>> Start Record excerpts
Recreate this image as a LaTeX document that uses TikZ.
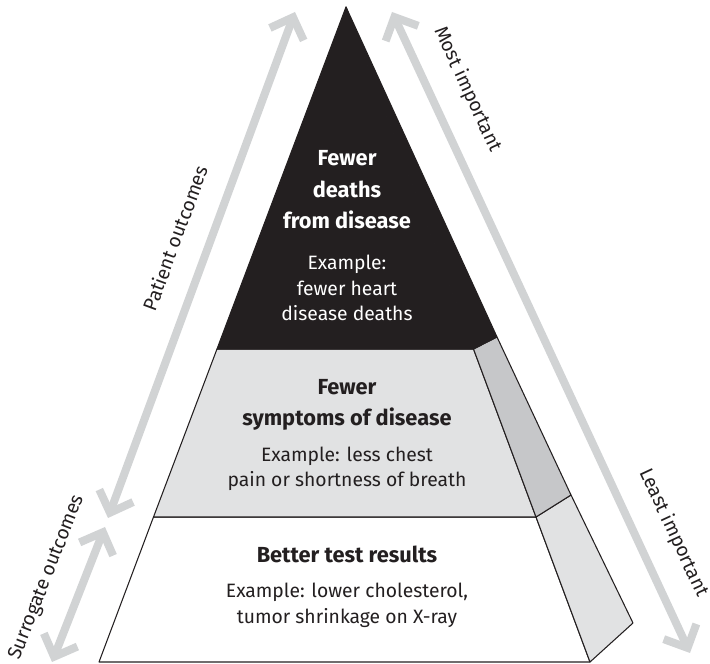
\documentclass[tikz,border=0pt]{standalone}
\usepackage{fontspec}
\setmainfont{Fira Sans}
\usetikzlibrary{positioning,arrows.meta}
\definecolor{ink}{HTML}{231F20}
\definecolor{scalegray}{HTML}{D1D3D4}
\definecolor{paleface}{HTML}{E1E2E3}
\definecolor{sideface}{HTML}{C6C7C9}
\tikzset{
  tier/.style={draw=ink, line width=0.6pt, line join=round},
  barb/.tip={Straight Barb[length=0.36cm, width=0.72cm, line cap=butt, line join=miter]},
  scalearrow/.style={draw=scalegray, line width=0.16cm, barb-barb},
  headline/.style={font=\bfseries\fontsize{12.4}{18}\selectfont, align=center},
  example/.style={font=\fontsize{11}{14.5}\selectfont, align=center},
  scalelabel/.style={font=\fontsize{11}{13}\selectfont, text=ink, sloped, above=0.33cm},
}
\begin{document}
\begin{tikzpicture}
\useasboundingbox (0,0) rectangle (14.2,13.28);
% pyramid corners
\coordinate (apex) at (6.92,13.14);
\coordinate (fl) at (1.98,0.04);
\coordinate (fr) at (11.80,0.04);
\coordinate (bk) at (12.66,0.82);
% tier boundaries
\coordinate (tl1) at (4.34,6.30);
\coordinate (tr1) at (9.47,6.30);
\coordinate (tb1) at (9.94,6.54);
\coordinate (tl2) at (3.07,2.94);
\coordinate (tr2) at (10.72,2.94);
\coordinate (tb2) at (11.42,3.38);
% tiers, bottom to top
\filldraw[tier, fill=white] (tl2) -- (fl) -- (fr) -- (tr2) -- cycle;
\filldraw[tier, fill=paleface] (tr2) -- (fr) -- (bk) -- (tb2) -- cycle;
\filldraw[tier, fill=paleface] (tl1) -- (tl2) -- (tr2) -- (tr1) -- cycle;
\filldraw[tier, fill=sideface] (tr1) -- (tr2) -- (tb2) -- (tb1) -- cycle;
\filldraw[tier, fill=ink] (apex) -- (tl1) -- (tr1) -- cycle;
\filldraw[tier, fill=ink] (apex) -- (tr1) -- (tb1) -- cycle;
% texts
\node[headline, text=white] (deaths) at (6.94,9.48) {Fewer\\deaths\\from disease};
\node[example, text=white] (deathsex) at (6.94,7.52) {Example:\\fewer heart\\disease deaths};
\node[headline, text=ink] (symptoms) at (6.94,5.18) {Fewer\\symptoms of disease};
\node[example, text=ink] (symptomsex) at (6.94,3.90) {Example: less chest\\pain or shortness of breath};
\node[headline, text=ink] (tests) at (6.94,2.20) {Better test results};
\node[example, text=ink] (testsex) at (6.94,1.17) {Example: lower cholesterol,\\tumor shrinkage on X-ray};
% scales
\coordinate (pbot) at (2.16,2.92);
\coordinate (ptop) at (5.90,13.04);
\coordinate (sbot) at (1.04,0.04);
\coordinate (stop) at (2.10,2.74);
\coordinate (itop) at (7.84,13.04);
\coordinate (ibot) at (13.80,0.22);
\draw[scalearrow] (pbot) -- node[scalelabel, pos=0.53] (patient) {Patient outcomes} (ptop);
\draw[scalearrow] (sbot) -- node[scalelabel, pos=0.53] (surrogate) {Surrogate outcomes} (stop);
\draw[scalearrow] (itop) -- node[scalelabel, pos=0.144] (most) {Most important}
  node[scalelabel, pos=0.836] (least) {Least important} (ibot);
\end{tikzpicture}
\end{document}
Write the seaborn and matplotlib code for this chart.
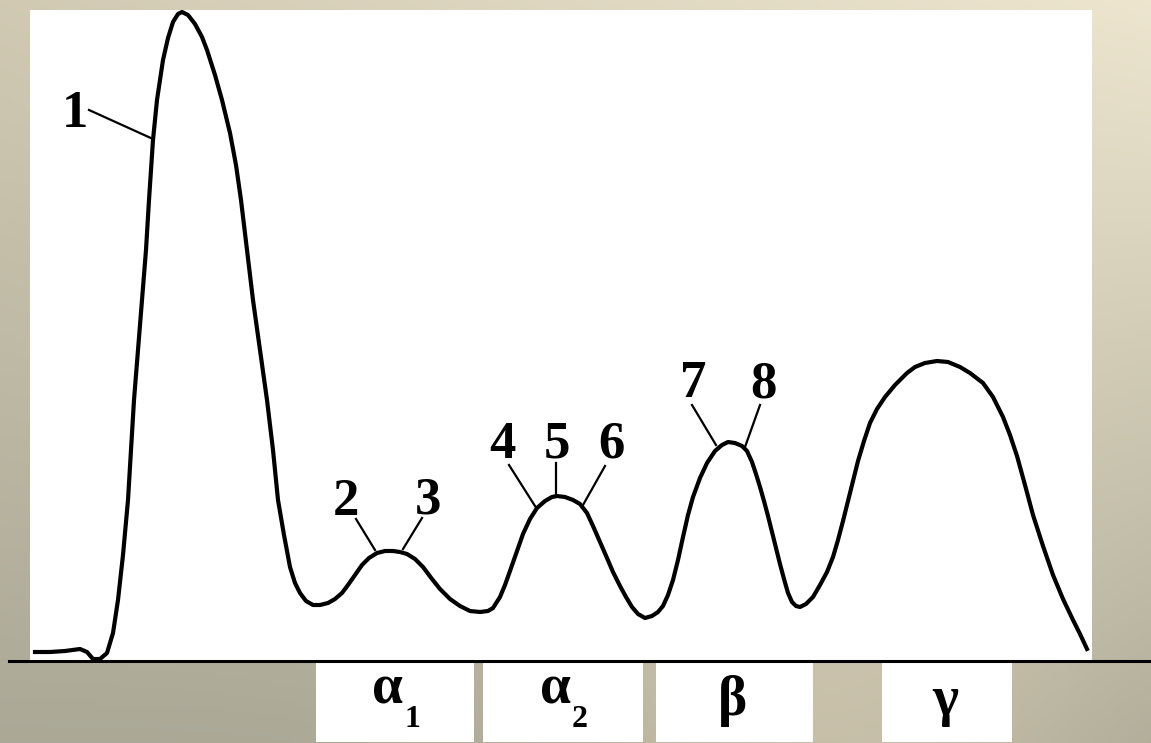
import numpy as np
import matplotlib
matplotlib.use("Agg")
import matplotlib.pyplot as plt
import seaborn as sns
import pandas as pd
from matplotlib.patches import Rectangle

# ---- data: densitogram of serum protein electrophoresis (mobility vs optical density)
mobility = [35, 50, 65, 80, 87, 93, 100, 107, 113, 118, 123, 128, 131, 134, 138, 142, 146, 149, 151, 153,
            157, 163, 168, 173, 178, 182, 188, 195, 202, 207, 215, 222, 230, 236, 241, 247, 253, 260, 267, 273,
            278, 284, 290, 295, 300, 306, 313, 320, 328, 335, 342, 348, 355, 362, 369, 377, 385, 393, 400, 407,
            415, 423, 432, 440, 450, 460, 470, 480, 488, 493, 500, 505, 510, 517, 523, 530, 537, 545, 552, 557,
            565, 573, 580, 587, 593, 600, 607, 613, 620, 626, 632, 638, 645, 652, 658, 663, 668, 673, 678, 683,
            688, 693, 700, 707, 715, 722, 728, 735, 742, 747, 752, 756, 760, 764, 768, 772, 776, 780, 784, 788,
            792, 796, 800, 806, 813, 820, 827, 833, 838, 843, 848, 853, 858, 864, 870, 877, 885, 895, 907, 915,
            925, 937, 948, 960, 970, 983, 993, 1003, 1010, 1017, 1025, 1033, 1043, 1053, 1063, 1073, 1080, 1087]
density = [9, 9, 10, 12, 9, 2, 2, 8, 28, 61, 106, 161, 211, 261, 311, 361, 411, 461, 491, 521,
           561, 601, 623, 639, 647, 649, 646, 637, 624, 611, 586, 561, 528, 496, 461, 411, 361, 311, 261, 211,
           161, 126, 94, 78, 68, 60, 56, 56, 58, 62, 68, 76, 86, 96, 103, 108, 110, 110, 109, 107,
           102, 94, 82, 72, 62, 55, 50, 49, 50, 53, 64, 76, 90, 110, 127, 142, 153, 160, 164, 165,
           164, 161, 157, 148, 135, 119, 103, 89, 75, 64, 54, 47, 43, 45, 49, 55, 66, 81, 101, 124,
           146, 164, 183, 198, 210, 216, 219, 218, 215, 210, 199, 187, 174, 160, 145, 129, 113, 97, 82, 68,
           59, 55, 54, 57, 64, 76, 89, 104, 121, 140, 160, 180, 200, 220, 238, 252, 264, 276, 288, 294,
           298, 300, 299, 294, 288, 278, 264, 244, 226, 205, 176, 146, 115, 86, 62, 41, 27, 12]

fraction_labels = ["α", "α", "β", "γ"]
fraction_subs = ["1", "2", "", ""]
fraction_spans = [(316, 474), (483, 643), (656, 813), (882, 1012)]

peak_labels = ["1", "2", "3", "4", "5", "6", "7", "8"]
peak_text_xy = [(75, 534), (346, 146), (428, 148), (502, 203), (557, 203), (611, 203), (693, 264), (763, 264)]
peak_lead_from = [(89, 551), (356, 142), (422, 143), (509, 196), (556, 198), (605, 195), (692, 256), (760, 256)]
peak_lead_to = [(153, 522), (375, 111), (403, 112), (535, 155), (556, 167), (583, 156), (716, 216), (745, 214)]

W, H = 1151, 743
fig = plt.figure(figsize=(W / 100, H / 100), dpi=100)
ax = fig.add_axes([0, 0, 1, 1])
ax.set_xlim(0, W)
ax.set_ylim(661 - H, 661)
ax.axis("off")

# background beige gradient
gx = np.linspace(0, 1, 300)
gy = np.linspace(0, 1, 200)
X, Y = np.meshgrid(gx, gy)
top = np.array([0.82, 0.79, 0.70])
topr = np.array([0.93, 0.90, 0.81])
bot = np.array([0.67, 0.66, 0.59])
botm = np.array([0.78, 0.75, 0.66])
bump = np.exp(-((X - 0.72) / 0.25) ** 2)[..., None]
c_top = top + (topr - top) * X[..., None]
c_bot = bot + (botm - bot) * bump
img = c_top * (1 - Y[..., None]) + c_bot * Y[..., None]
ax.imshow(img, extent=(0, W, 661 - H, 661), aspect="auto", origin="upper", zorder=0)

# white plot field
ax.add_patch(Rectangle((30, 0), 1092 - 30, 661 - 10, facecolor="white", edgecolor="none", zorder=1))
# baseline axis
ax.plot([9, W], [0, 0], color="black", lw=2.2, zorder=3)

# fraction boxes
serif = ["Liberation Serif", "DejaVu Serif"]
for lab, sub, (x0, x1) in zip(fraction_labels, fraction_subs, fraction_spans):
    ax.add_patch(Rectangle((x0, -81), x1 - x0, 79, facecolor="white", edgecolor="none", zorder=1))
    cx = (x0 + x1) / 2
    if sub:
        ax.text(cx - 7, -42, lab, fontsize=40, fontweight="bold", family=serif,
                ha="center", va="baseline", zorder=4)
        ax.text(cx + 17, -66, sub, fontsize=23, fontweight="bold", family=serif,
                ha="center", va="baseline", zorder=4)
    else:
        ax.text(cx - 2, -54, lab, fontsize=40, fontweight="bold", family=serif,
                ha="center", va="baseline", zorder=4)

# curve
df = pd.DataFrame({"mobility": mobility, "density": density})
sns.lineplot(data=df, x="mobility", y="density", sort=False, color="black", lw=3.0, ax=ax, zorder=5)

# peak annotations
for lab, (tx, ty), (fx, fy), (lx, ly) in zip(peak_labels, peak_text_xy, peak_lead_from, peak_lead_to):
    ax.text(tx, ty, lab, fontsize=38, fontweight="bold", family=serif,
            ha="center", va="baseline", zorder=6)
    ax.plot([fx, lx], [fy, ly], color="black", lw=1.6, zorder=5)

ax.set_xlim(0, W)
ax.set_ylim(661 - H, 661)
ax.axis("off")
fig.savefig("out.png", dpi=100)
>> End Record excerpts
Write out exactly the lines from the one that has "Write the seaborn" down to the one that has "813), (882, 1012)]", including both. Pictures stay out of the copy.

Response ::
Write the seaborn and matplotlib code for this chart.
import numpy as np
import matplotlib
matplotlib.use("Agg")
import matplotlib.pyplot as plt
import seaborn as sns
import pandas as pd
from matplotlib.patches import Rectangle

# ---- data: densitogram of serum protein electrophoresis (mobility vs optical density)
mobility = [35, 50, 65, 80, 87, 93, 100, 107, 113, 118, 123, 128, 131, 134, 138, 142, 146, 149, 151, 153,
            157, 163, 168, 173, 178, 182, 188, 195, 202, 207, 215, 222, 230, 236, 241, 247, 253, 260, 267, 273,
            278, 284, 290, 295, 300, 306, 313, 320, 328, 335, 342, 348, 355, 362, 369, 377, 385, 393, 400, 407,
            415, 423, 432, 440, 450, 460, 470, 480, 488, 493, 500, 505, 510, 517, 523, 530, 537, 545, 552, 557,
            565, 573, 580, 587, 593, 600, 607, 613, 620, 626, 632, 638, 645, 652, 658, 663, 668, 673, 678, 683,
            688, 693, 700, 707, 715, 722, 728, 735, 742, 747, 752, 756, 760, 764, 768, 772, 776, 780, 784, 788,
            792, 796, 800, 806, 813, 820, 827, 833, 838, 843, 848, 853, 858, 864, 870, 877, 885, 895, 907, 915,
            925, 937, 948, 960, 970, 983, 993, 1003, 1010, 1017, 1025, 1033, 1043, 1053, 1063, 1073, 1080, 1087]
density = [9, 9, 10, 12, 9, 2, 2, 8, 28, 61, 106, 161, 211, 261, 311, 361, 411, 461, 491, 521,
           561, 601, 623, 639, 647, 649, 646, 637, 624, 611, 586, 561, 528, 496, 461, 411, 361, 311, 261, 211,
           161, 126, 94, 78, 68, 60, 56, 56, 58, 62, 68, 76, 86, 96, 103, 108, 110, 110, 109, 107,
           102, 94, 82, 72, 62, 55, 50, 49, 50, 53, 64, 76, 90, 110, 127, 142, 153, 160, 164, 165,
           164, 161, 157, 148, 135, 119, 103, 89, 75, 64, 54, 47, 43, 45, 49, 55, 66, 81, 101, 124,
           146, 164, 183, 198, 210, 216, 219, 218, 215, 210, 199, 187, 174, 160, 145, 129, 113, 97, 82, 68,
           59, 55, 54, 57, 64, 76, 89, 104, 121, 140, 160, 180, 200, 220, 238, 252, 264, 276, 288, 294,
           298, 300, 299, 294, 288, 278, 264, 244, 226, 205, 176, 146, 115, 86, 62, 41, 27, 12]

fraction_labels = ["α", "α", "β", "γ"]
fraction_subs = ["1", "2", "", ""]
fraction_spans = [(316, 474), (483, 643), (656, 813), (882, 1012)]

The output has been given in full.